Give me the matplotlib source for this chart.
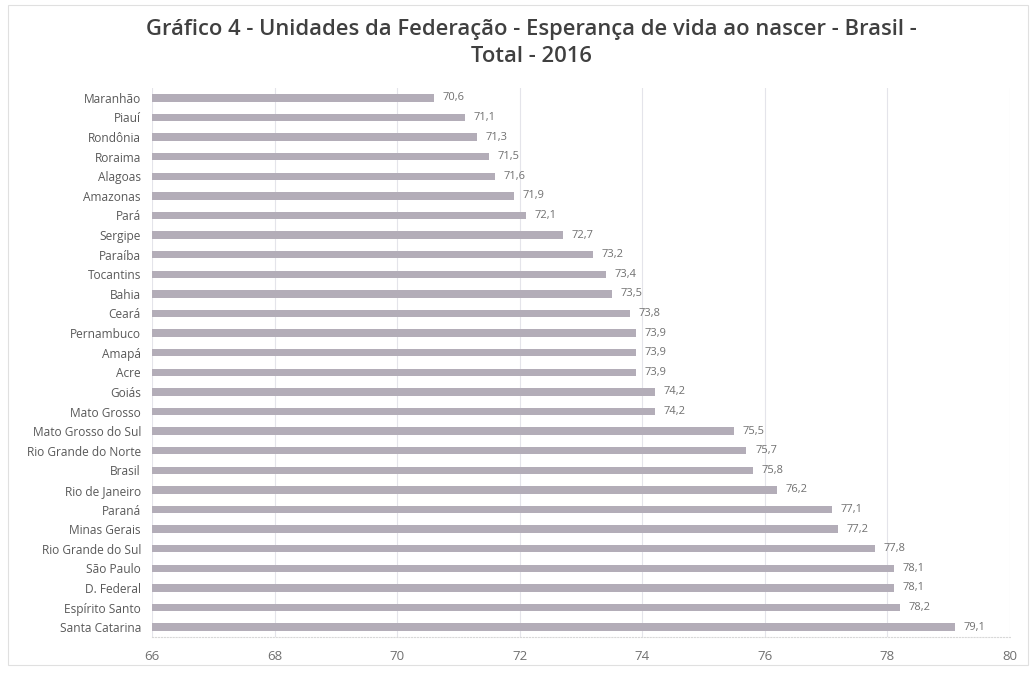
import matplotlib
matplotlib.use("Agg")
import matplotlib.pyplot as plt
from matplotlib.patches import Rectangle

categories = ["Maranhão", "Piauí", "Rondônia", "Roraima", "Alagoas", "Amazonas", "Pará",
              "Sergipe", "Paraíba", "Tocantins", "Bahia", "Ceará", "Pernambuco", "Amapá",
              "Acre", "Goiás", "Mato Grosso", "Mato Grosso do Sul", "Rio Grande do Norte",
              "Brasil", "Rio de Janeiro", "Paraná", "Minas Gerais", "Rio Grande do Sul",
              "São Paulo", "D. Federal", "Espírito Santo", "Santa Catarina"]
values = [70.6, 71.1, 71.3, 71.5, 71.6, 71.9, 72.1, 72.7, 73.2, 73.4, 73.5, 73.8, 73.9, 73.9,
          73.9, 74.2, 74.2, 75.5, 75.7, 75.8, 76.2, 77.1, 77.2, 77.8, 78.1, 78.1, 78.2, 79.1]
xticks = [66, 68, 70, 72, 74, 76, 78, 80]

plt.rcParams['font.family'] = ['Open Sans', 'DejaVu Sans']

fig = plt.figure(figsize=(10.34, 6.73), dpi=100)
ax = fig.add_axes([152/1034, 1 - 637/673, (1010-152)/1034, (637-88)/673])

n = len(categories)
ypos = list(range(n))
ax.barh(ypos, [v - 66 for v in values], left=66, height=0.38, color="#b3adb8",
        edgecolor="none", zorder=3)
for y, v in zip(ypos, values):
    ax.text(v + 0.14, y, f"{v:.1f}".replace(".", ","), va="center", ha="left",
            fontsize=8, color="#707070", zorder=4)

ax.set_xlim(66, 80)
ax.set_ylim(n - 0.5, -0.5)
ax.set_yticks(ypos)
ax.set_yticklabels(categories, fontsize=8.6, color="#595959")
ax.set_xticks(xticks)
ax.set_xticklabels([str(t) for t in xticks], fontsize=9.5, color="#707070")
ax.tick_params(axis="both", length=0)
ax.tick_params(axis="y", pad=8)
ax.tick_params(axis="x", pad=9)
ax.grid(axis="x", color="#e4e4ea", linewidth=0.8, zorder=0)
for s in ["top", "right", "left"]:
    ax.spines[s].set_visible(False)
ax.spines["bottom"].set_color("#d8d8d8")
ax.spines["bottom"].set_linestyle(":")

fig.text(0.514, 1 - 30/673, "Gráfico 4 - Unidades da Federação - Esperança de vida ao nascer - Brasil -",
         ha="center", va="center", fontsize=15.8, fontweight="semibold", color="#404040")
fig.text(0.514, 1 - 57/673, "Total - 2016",
         ha="center", va="center", fontsize=15.8, fontweight="semibold", color="#404040")

fig.patches.append(Rectangle((8/1034, 8/673), 1020/1034, 660/673, transform=fig.transFigure,
                             fill=False, edgecolor="#e0e0e0", linewidth=0.8))

fig.savefig("out.png", dpi=100, facecolor="white")
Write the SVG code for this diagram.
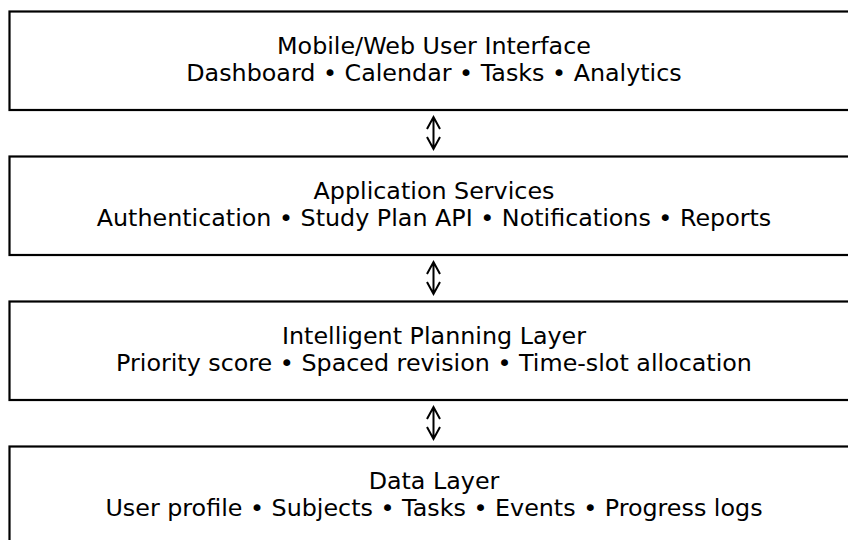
<svg xmlns="http://www.w3.org/2000/svg" width="848" height="540" viewBox="0 0 848 540">
<style>
.box{fill:#fff;stroke:#000;stroke-width:2.2}
.t{font-family:"DejaVu Sans",sans-serif;font-size:23.8px;fill:#000;text-anchor:middle}
.c{fill:none;stroke:#000;stroke-width:2;stroke-linejoin:miter}
</style>
<rect width="848" height="540" fill="#fff"/>
<g id="ui">
<rect class="box" x="9.5" y="11.5" width="860" height="98.5"/>
<text class="t" x="434" y="54">Mobile/Web User Interface</text>
<text class="t" x="434" y="81">Dashboard • Calendar • Tasks • Analytics</text>
</g>
<g id="services">
<rect class="box" x="9.5" y="156.5" width="860" height="98.5"/>
<text class="t" x="434" y="199">Application Services</text>
<text class="t" x="434" y="226">Authentication • Study Plan API • Notifications • Reports</text>
</g>
<g id="planning">
<rect class="box" x="9.5" y="301.5" width="860" height="98.5"/>
<text class="t" x="434" y="344">Intelligent Planning Layer</text>
<text class="t" x="434" y="371">Priority score • Spaced revision • Time-slot allocation</text>
</g>
<g id="data">
<rect class="box" x="9.5" y="446.5" width="860" height="120"/>
<text class="t" x="434" y="489">Data Layer</text>
<text class="t" x="434" y="516">User profile • Subjects • Tasks • Events • Progress logs</text>
</g>
<g id="connectors">
<path class="c" d="M433.5 117V149M427 129L433.5 117L440 129M427 137L433.5 149L440 137"/>
<path class="c" d="M433.5 262V294M427 274L433.5 262L440 274M427 282L433.5 294L440 282"/>
<path class="c" d="M433.5 407V439M427 419L433.5 407L440 419M427 427L433.5 439L440 427"/>
</g>
</svg>
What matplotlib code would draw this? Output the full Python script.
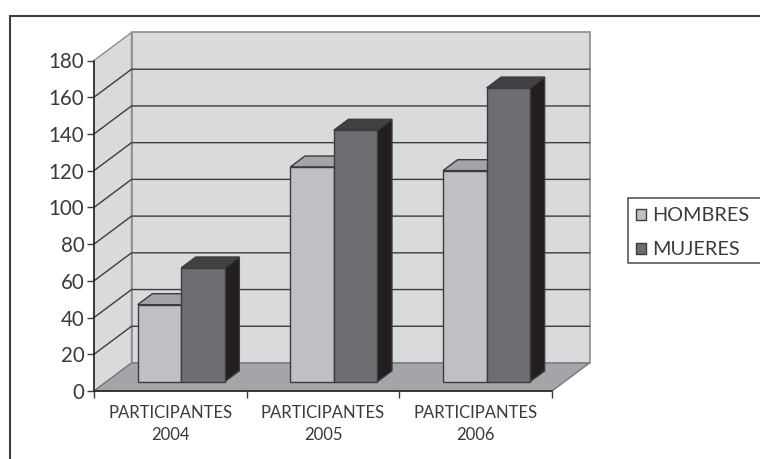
import matplotlib
matplotlib.use('Agg')
import matplotlib.pyplot as plt
from matplotlib.patches import Patch, Polygon, Rectangle

categories = ['PARTICIPANTES\n2004', 'PARTICIPANTES\n2005', 'PARTICIPANTES\n2006']
hombres = [42, 117, 115]
mujeres = [62, 137, 160]
y_ticks = [0, 20, 40, 60, 80, 100, 120, 140, 160, 180]

W, H = 760, 459
LINE = '#3c3c3e'
TEXT = '#3a3a3c'
WALL = '#d9dadc'
FLOOR = '#a4a5a8'

plt.rcParams['font.family'] = ['Lato', 'DejaVu Sans']

fig = plt.figure(figsize=(W / 100, H / 100), dpi=100)

# axes box is the front plane of the 3d chart
left, right, bottom, top = 94, 552, 391, 60.5
ax = fig.add_axes([left / W, 1 - bottom / H, (right - left) / W, (bottom - top) / H])
ax.set_xlim(0, 3)
ax.set_ylim(0, 180)
ax.patch.set_visible(False)

px_x = 3 / (right - left)
px_y = 180 / (bottom - top)


def project(x, y, depth, dx=37.5, dy=28):
    # depth 0 is the front plane, depth 1 is the back wall
    return x + depth * dx * px_x, y + depth * dy * px_y


def quad(points, color, edge=LINE, lw=1.0, z=2):
    ax.add_patch(Polygon(points, closed=True, facecolor=color, edgecolor=edge,
                         linewidth=lw, clip_on=False, zorder=z, joinstyle='miter'))


# walls and floor
quad([project(0, 0, 0), project(0, 0, 1), project(0, 180, 1), project(0, 180, 0)], WALL, '#8c8d8f', 1.0)
quad([project(0, 0, 1), project(3, 0, 1), project(3, 180, 1), project(0, 180, 1)], WALL, '#8c8d8f', 1.2)
quad([project(0, 0, 0), project(3, 0, 0), project(3, 0, 1), project(0, 0, 1)], FLOOR, '#77787a', 1.0)

for v in y_ticks[1:-1]:
    xs, ys = zip(project(0, v, 0), project(0, v, 1), project(3, v, 1))
    ax.plot(xs, ys, color=LINE, lw=1.0, clip_on=False, zorder=3, solid_joinstyle='miter')


def bar_3d(x0, width, value, front, side, roof):
    d0, d1 = 0.33, 0.72
    quad([project(x0 + width, 0, d0), project(x0 + width, 0, d1),
          project(x0 + width, value, d1), project(x0 + width, value, d0)], side, z=4)
    quad([project(x0, value, d0), project(x0 + width, value, d0),
          project(x0 + width, value, d1), project(x0, value, d1)], roof, z=4)
    quad([project(x0, 0, d0), project(x0 + width, 0, d0),
          project(x0 + width, value, d0), project(x0, value, d0)], front, z=5)


bar_w = 0.285
for i, (h, m) in enumerate(zip(hombres, mujeres)):
    center = i + 0.49
    bar_3d(center - bar_w, bar_w, h, '#bfc0c3', '#8f9093', '#a3a4a7')
    bar_3d(center, bar_w, m, '#6d6e71', '#231f20', '#414042')

# front axes
for name in ['top', 'right']:
    ax.spines[name].set_visible(False)
for name in ['left', 'bottom']:
    ax.spines[name].set_color('#1f1f20')
    ax.spines[name].set_linewidth(1.1)
    ax.spines[name].set_zorder(6)
ax.set_yticks(y_ticks)
ax.tick_params(axis='y', length=5, width=1, color=LINE, labelsize=14.8, labelcolor=TEXT, pad=2)
ax.set_xticks([0, 1, 2, 3])
ax.set_xticklabels([])
ax.set_xticks([0.5, 1.5, 2.5], labels=categories, minor=True)
ax.tick_params(axis='x', which='major', length=5, width=1, color=LINE)
ax.tick_params(axis='x', which='minor', length=0, labelsize=12, labelcolor=TEXT, pad=10)
for label in ax.get_xticklabels(minor=True):
    label.set_linespacing(1.5)

# legend box runs off the right edge, so its frame is drawn separately
fig.add_artist(Rectangle((628 / W, 1 - 262.7 / H), 140 / W, 64.7 / H, transform=fig.transFigure,
                         facecolor='white', edgecolor='#4a4a4c', linewidth=1.1))
handles = [Patch(facecolor='#bfc0c3', edgecolor=LINE, label='HOMBRES'),
           Patch(facecolor='#6d6e71', edgecolor=LINE, label='MUJERES')]
leg = fig.legend(handles=handles, loc='upper left', bbox_to_anchor=(628 / W, 1 - 199 / H),
                 bbox_transform=fig.transFigure, borderaxespad=0, fontsize=14.3,
                 handlelength=0.5, handleheight=0.5, handletextpad=0.3,
                 labelspacing=0.85, borderpad=0.42, fancybox=False, labelcolor=TEXT,
                 frameon=False)

# outer frame runs past the right and bottom edges
fig.add_artist(Rectangle((10 / W, -0.02), 1, 1 - 16 / H + 0.02, transform=fig.transFigure,
                         facecolor='none', edgecolor='#3f3f41', linewidth=1.5))

fig.savefig('out.png', dpi=100)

::::

• **Task instructions**: Begin with the line that contains "What matplotlib code", end with the line that contains "140, 160, 180]", and set down every line in that range exactly as it stands, minus the pictures.

• **Written response**:
What matplotlib code would draw this? Output the full Python script.
import matplotlib
matplotlib.use('Agg')
import matplotlib.pyplot as plt
from matplotlib.patches import Patch, Polygon, Rectangle

categories = ['PARTICIPANTES\n2004', 'PARTICIPANTES\n2005', 'PARTICIPANTES\n2006']
hombres = [42, 117, 115]
mujeres = [62, 137, 160]
y_ticks = [0, 20, 40, 60, 80, 100, 120, 140, 160, 180]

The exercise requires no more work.